N-substituted poly(3,4-propylenedioxypyrrole)s: High gap and low redox potential switching electroactive and electrochromic polymers


Sonmez G., Schwendeman I., Schottland P., Zong K., Reynolds J.

MACROMOLECULES, cilt.36, ss.639-647, 2003 (SCI İndekslerine Giren Dergi) identifier identifier

  • Cilt numarası: 36 Konu: 3
  • Basım Tarihi: 2003
  • Doi Numarası: 10.1021/ma021108x
  • Dergi Adı: MACROMOLECULES
  • Sayfa Sayıları: ss.639-647

Özet

A series of electrochromic N-substituted poly(3,4-propylenedioxypyrrole)s (PProDOPs) are reported, which exhibit the combined properties of a high (> 3. eV) electronic band gap, colored oxidatively doped forms, and easily accessible, low redox potentials. Utilizing methyl (Me), propyl (Pr), octyl (Oct), propanesulfonated (PrS), and ethoxyethoxyethanol (Gly) pendants, the absorbance of the pi-pi* transition of the resulting polymers is blue-shifted when compared to the nonderivatized parent. For example, in the case of poly(N-ethoxyethoxyethanol ProDOP) (N-Gly PProDOP), this transition displays a maximum at 306 nm (onset at 365 nm), providing a colorless and highly transparent neutral polymer with a luminous transmittance greater than 99% for a film thickness of about 200 nm. N-Substituted PProDOPs display very well-defined cyclic voltammograms, with E-1/2 < -0.1 V vs Fc/Fc(+) (+0.2 V vs SCE), negative of the oxidation of water, as desired for materials having stable doped forms and long-lived redox switching properties. In addition, the presence of a sulfonate group at the end of the propyl chain in N-PrS PProDOP offers the possibility of self-doping along with water solubility of the polymer.

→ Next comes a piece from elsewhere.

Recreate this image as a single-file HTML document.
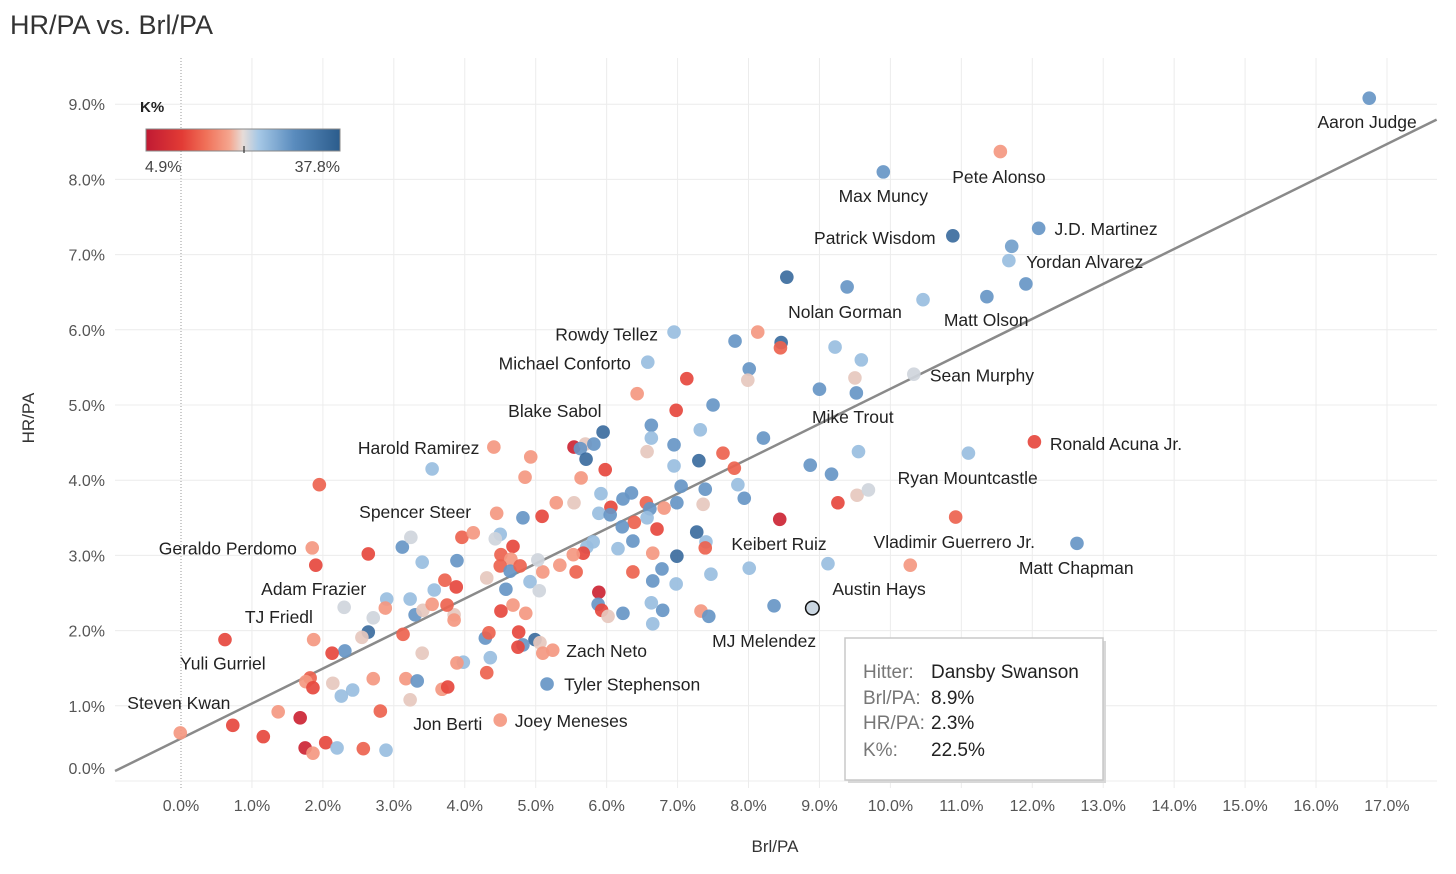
<!DOCTYPE html>
<html><head><meta charset="utf-8">
<style>
html,body{margin:0;padding:0;background:#fff;}
body{width:1456px;height:869px;overflow:hidden;font-family:"Liberation Sans",sans-serif;}
svg text{font-family:"Liberation Sans",sans-serif;}
</style></head>
<body>
<svg id="chart" width="1456" height="869" xmlns="http://www.w3.org/2000/svg">
<text x="10" y="34" font-size="27" fill="#333">HR/PA vs. Brl/PA</text>
<g id="grid"></g>
<g id="xticks"></g>
<g id="yticks"></g>
<line id="trend" stroke="#8a8a8a" stroke-width="2.5"/>
<g id="dots"></g>
<g id="labels"></g>
<text x="775" y="852" font-size="17" fill="#333" text-anchor="middle">Brl/PA</text>
<text x="34" y="418" font-size="17" fill="#333" text-anchor="middle" transform="rotate(-90 34 418)">HR/PA</text>
<g>
<defs><linearGradient id="kgrad" x1="0" x2="1" y1="0" y2="0">
<stop offset="0" stop-color="#c01a33"/><stop offset="0.185" stop-color="#e23b35"/><stop offset="0.307" stop-color="#f07058"/><stop offset="0.43" stop-color="#f5a58e"/><stop offset="0.5" stop-color="#e6dcd8"/><stop offset="0.58" stop-color="#a6c8e6"/><stop offset="0.763" stop-color="#5a8cbe"/><stop offset="1" stop-color="#2b5c8c"/>
</linearGradient></defs>
<text x="140" y="112" font-size="15" font-weight="bold" fill="#222">K%</text>
<rect x="146" y="129" width="194" height="22" fill="url(#kgrad)" stroke="#888" stroke-width="1"/>
<line x1="244" y1="146" x2="244" y2="153" stroke="#333" stroke-width="1.2"/>
<text x="145" y="172" font-size="16" fill="#444">4.9%</text>
<text x="340" y="172" font-size="16" fill="#444" text-anchor="end">37.8%</text>
</g>
<g>
<rect x="848" y="641" width="258" height="142" fill="#d8d8d8"/>
<rect x="845" y="638" width="258" height="142" fill="#fff" stroke="#c8c8c8" stroke-width="1.5"/>
<text x="863" y="678" font-size="19" fill="#777">Hitter:</text><text x="931" y="678" font-size="19" fill="#222">Dansby Swanson</text>
<text x="863" y="704" font-size="19" fill="#777">Brl/PA:</text><text x="931" y="704" font-size="19" fill="#222">8.9%</text>
<text x="863" y="729" font-size="19" fill="#777">HR/PA:</text><text x="931" y="729" font-size="19" fill="#222">2.3%</text>
<text x="863" y="756" font-size="19" fill="#777">K%:</text><text x="931" y="756" font-size="19" fill="#222">22.5%</text>
</g>
</svg>
<script>
const brl=[16.75,11.55,9.90,12.09,10.88,11.71,11.67,8.54,9.39,11.91,11.36,10.46,6.95,8.13,7.81,8.46,8.45,9.22,6.58,9.59,8.01,7.99,7.13,9.50,10.33,9.00,9.52,6.43,7.50,6.98,6.63,6.63,7.32,8.21,5.95,5.54,5.70,5.63,5.71,5.82,6.95,6.95,6.57,7.64,11.10,12.03,9.55,5.98,7.30,7.80,8.87,9.17,3.54,1.95,4.41,4.93,4.85,5.64,6.35,7.05,7.39,7.85,6.23,5.92,5.29,5.54,6.06,6.56,6.99,7.36,7.94,9.53,9.69,9.26,8.44,10.92,12.63,10.28,9.12,5.09,4.82,4.45,6.81,6.61,5.89,6.05,6.57,6.39,6.71,6.22,7.27,7.40,7.39,6.37,5.81,5.72,5.67,5.53,6.16,6.65,6.99,5.34,5.57,5.10,6.37,6.78,6.65,6.98,7.47,8.01,5.89,5.88,5.93,6.02,6.23,6.63,6.79,6.65,7.33,7.44,8.36,4.92,5.05,4.58,4.68,4.51,4.86,4.29,4.76,4.99,4.82,4.75,5.06,5.10,5.24,4.50,4.43,4.68,4.51,4.65,4.50,4.64,4.78,5.03,3.96,4.12,3.12,3.24,1.85,2.64,1.90,3.40,3.89,4.31,3.72,3.88,3.85,3.57,2.90,3.23,2.88,2.30,2.71,3.30,3.41,3.54,3.75,3.85,4.34,3.13,2.64,2.55,2.31,2.13,1.87,0.62,3.40,3.98,3.89,4.36,4.31,1.82,1.76,1.86,2.14,2.26,2.42,2.71,3.17,3.33,3.23,3.68,3.76,2.81,5.16,4.50,1.37,1.68,0.73,-0.01,1.16,1.75,1.86,2.04,2.20,2.57,2.89,8.90];
const hr=[9.08,8.37,8.10,7.35,7.25,7.11,6.92,6.70,6.57,6.61,6.44,6.40,5.97,5.97,5.85,5.83,5.76,5.77,5.57,5.60,5.48,5.33,5.35,5.36,5.41,5.21,5.16,5.15,5.00,4.93,4.73,4.56,4.67,4.56,4.64,4.44,4.48,4.42,4.28,4.48,4.47,4.19,4.38,4.36,4.36,4.51,4.38,4.14,4.26,4.16,4.20,4.08,4.15,3.94,4.44,4.31,4.04,4.03,3.83,3.92,3.88,3.94,3.75,3.82,3.70,3.70,3.64,3.70,3.70,3.68,3.76,3.80,3.87,3.70,3.48,3.51,3.16,2.87,2.89,3.52,3.50,3.56,3.63,3.62,3.56,3.54,3.50,3.44,3.35,3.38,3.31,3.18,3.10,3.19,3.18,3.11,3.03,3.01,3.09,3.03,2.99,2.87,2.78,2.78,2.78,2.82,2.66,2.62,2.75,2.83,2.51,2.35,2.27,2.19,2.23,2.37,2.27,2.09,2.26,2.19,2.33,2.65,2.53,2.55,2.34,2.26,2.23,1.90,1.98,1.88,1.81,1.78,1.84,1.70,1.74,3.28,3.22,3.12,3.01,2.95,2.86,2.79,2.86,2.94,3.24,3.30,3.11,3.24,3.10,3.02,2.87,2.91,2.93,2.70,2.67,2.58,2.21,2.54,2.42,2.42,2.30,2.31,2.17,2.21,2.27,2.35,2.34,2.14,1.97,1.95,1.98,1.91,1.73,1.70,1.88,1.88,1.70,1.58,1.57,1.64,1.44,1.37,1.32,1.24,1.30,1.13,1.21,1.36,1.36,1.33,1.08,1.22,1.25,0.93,1.29,0.81,0.92,0.84,0.74,0.64,0.59,0.44,0.37,0.51,0.44,0.43,0.41,2.30];
const kpct=[29,18,29,29,35,28,25,35,29,29,29,25,25,18,29,35,14,25,25,25,29,20.5,12,20.5,22,29,29,18,29,12,29,25,25,29,35,7,20.5,29,35,29,29,25,20.5,14,25,12,25,12,35,14,29,29,25,14,18,18,18,18,29,29,29,25,29,25,18,20.5,12,14,29,20.5,29,20.5,22,12,7,14,29,18,25,12,29,18,18,29,25,29,25,14,12,29,35,25,14,29,25,25,12,18,25,18,35,18,14,18,14,29,29,25,25,25,7,29,12,20.5,29,25,29,25,18,29,29,25,22,29,18,12,18,29,12,35,29,12,20.5,18,18,25,22,12,14,18,14,29,14,22,14,18,29,22,18,12,12,25,29,20.5,14,12,20.5,25,25,25,18,22,22,29,20.5,18,14,18,14,14,35,20.5,29,12,18,12,20.5,25,18,25,14,14,18,12,20.5,25,25,18,18,29,20.5,18,12,14,29,18,18,7,12,18,12,7,18,12,25,14,25,22.5];
const xTicks=[0,1,2,3,4,5,6,7,8,9,10,11,12,13,14,15,16,17];
const yTicks=[0,1,2,3,4,5,6,7,8,9];
const labelText=["Aaron Judge","Pete Alonso","Max Muncy","J.D. Martinez","Patrick Wisdom","Yordan Alvarez","Nolan Gorman","Matt Olson","Rowdy Tellez","Michael Conforto","Sean Murphy","Blake Sabol","Mike Trout","Ronald Acuna Jr.","Harold Ramirez","Ryan Mountcastle","Spencer Steer","Keibert Ruiz","Vladimir Guerrero Jr.","Geraldo Perdomo","Matt Chapman","Adam Frazier","Austin Hays","TJ Friedl","MJ Melendez","Zach Neto","Yuli Gurriel","Tyler Stephenson","Steven Kwan","Jon Berti","Joey Meneses"];
const labelX=[16.72,11.53,9.90,13.04,9.78,12.74,9.36,11.35,6.00,5.41,11.29,5.27,9.47,13.18,3.35,11.09,3.30,8.43,10.90,0.66,12.62,1.87,9.84,1.38,8.22,6.00,0.59,6.36,-0.03,3.76,5.50];
const labelY=[8.76,8.03,7.78,7.34,7.22,6.90,6.24,6.13,5.94,5.55,5.39,4.92,4.84,4.48,4.43,4.03,3.58,3.15,3.18,3.09,2.83,2.55,2.55,2.18,1.86,1.73,1.56,1.28,1.04,0.76,0.80];
const slope=0.465, intercept=0.565;

const NS="http://www.w3.org/2000/svg";
const X=v=>181+v*70.94;
const Y=v=>781-v*75.2;
function mk(tag,attrs,parent){const e=document.createElementNS(NS,tag);for(const k in attrs)e.setAttribute(k,attrs[k]);parent.appendChild(e);return e;}
const stops=[[4.9,[192,26,51]],[11,[226,59,53]],[15,[240,112,88]],[19,[245,165,142]],[21.3,[222,218,216]],[24,[166,200,230]],[30,[90,140,190]],[37.8,[43,92,140]]];
function kColor(k){k=Math.max(4.9,Math.min(37.8,k));for(let i=0;i<stops.length-1;i++){const a=stops[i],b=stops[i+1];if(k<=b[0]){const t=(k-a[0])/(b[0]-a[0]);const c=a[1].map((v,j)=>Math.round(v+(b[1][j]-v)*t));return `rgb(${c.join(',')})`;}}return 'rgb(43,92,140)';}

const grid=document.getElementById('grid');
xTicks.forEach(t=>{
  const l=mk('line',{x1:X(t),x2:X(t),y1:58,y2:788,stroke:t===0?'#999':'#ececec','stroke-width':1},grid);
  if(t===0)l.setAttribute('stroke-dasharray','1,2');
  
  
  const tx=mk('text',{x:X(t),y:811,'font-size':16,fill:'#555','text-anchor':'middle'},document.getElementById('xticks'));
  tx.textContent=t.toFixed(1)+'%';
  
  
});
yTicks.forEach(t=>{
  const l=mk('line',{x1:115,x2:1437,y1:Y(t),y2:Y(t),stroke:'#ececec','stroke-width':1},grid);
  
  
  const yy=t===0?774:Y(t)+6;
  const tx=mk('text',{x:105,y:yy,'font-size':16,fill:'#555','text-anchor':'end'},document.getElementById('yticks'));
  tx.textContent=t.toFixed(1)+'%';
  
  
});
const tr=document.getElementById('trend');
const x0=-0.93,x1=17.7;
tr.setAttribute('x1',X(x0));tr.setAttribute('y1',Y(intercept+slope*x0));
tr.setAttribute('x2',X(x1));tr.setAttribute('y2',Y(intercept+slope*x1));

const dots=document.getElementById('dots');
for(let i=0;i<brl.length;i++){
  const c=mk('circle',{cx:X(brl[i]),cy:Y(hr[i]),r:6.8,fill:kColor(kpct[i]),'fill-opacity':0.92},dots);
  if(i===brl.length-1){c.setAttribute('stroke','#111');c.setAttribute('stroke-width','1.5');}
  
  
}
const lg=document.getElementById('labels');
for(let i=0;i<labelText.length;i++){
  const t=mk('text',{x:X(labelX[i]),y:Y(labelY[i])+6,'font-size':17.5,fill:'#222','text-anchor':'middle'},lg);
  t.textContent=labelText[i];
  
  
}
</script>
</body></html>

As a result, N-PrS PProDOP exhibits a fast and regular growth even in the absence of supporting electrolyte. This new family of polymers has not only shown interesting electrochromic properties in the visible. Upon doping, a very strong absorption is observed in the near-infrared (NIR) with changes in transmittance up to 97%, extending the use of these polymers as the active layer in vis-NIR switchable devices.